Question

A spring with spring constant 40 N/m is attached to the ceiling, and a 5.1-cm-diameter, 1.5 kg metal cylinder is attached to its lower end. The cylinder is held so that the spring is neither stretched nor compressed, then a tank of water is placed underneath with the surface of the water just touching the bottom of the cylinder.
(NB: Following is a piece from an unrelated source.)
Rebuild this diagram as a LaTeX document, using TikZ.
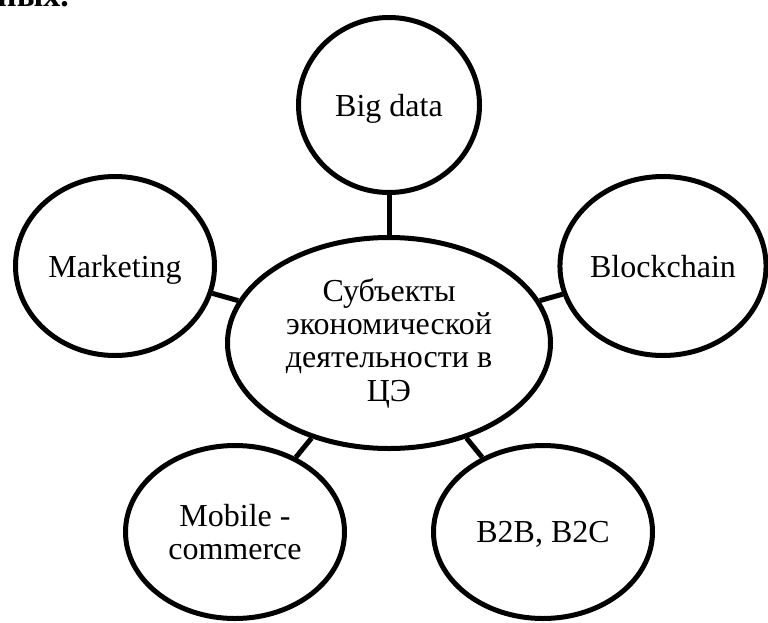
\documentclass[tikz,border=0pt]{standalone}
\usepackage{fontspec}
\setmainfont{Liberation Serif}
\usetikzlibrary{shapes.geometric}
\tikzset{
  bubble/.style={ellipse, draw=black, line width=5pt, inner sep=0pt, align=center,
    font=\fontsize{32}{33.3}\selectfont},
  oneline/.style={text depth=0pt},
  link/.style={draw=black, line width=5pt}
}
\begin{document}
\begin{tikzpicture}[x=1pt,y=-1pt]
  \path[use as bounding box] (0,0) rectangle (768,622);
  % tail of the preceding sentence
  \node[anchor=base west, inner sep=0pt, font=\fontsize{34}{36}\selectfont\bfseries] (tail) at (-3,6) {ных.};
  % central ellipse
  \node[bubble, minimum width=323pt, minimum height=211pt] (c) at (389,343)
    {Субъекты\\экономической\\деятельности в\\ЦЭ};
  % satellites
  \node[bubble, oneline, minimum width=181pt, minimum height=175pt] (bd) at (389,105) {Big data};
  \node[bubble, oneline, minimum width=199pt, minimum height=179pt] (mk) at (115,266) {Marketing};
  \node[bubble, oneline, minimum width=199pt, minimum height=179pt] (bc) at (663,266) {Blockchain};
  \node[bubble, minimum width=219pt, minimum height=173pt] (mc) at (235,532) {Mobile -\\commerce};
  \node[bubble, oneline, minimum width=219pt, minimum height=173pt] (b2) at (543,532) {B2B, B2C};
  % connectors
  \foreach \s in {bd,mk,bc,mc,b2} \path[link] (c) -- (\s);
\end{tikzpicture}
\end{document}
When released, the cylinder will oscillate a few times but, damped by the water, quickly reach an equilibrium position.
When in equilibrium, what length of the cylinder is submerged?

Answer 1

Answer: 24.5 cm

Explanation:

Given

Force constant of spring, k = 40 N/m

Diameter of spring, d = 5.1 cm = 0.051 m

Mass of cylinder, m = 1.5 kg

Let us assume that the cylinder is hanging in such a way that the circular end is parallel with the water. Also, we assume that the tank water level is not materially affected by the displacement of the cylinder while the cylinder sinks. The water is fresh and as we all know, the density of water is 1000 kg/m³

To solve this, we assume x to be the spring extension and it's equivalent sinking distance(in meters). We then apply the formula,

mg = kx + ρgAx

mg = x(k + ρgA)

x = mg / (k + ρgA), where

A = πd²/4

A = (3.142 * 0.051²)/4

A = 0.0082 / 4

A = 0.00205 m²

x = 1.5 * 9.81 / [40 + (1000 * 9.81 * 0.00205)]

x = 14.715 / (40 + 20.1105)

x = 14.715 / 60.1105

x = 0.245 m

or 24.5 cm of stretch or sinking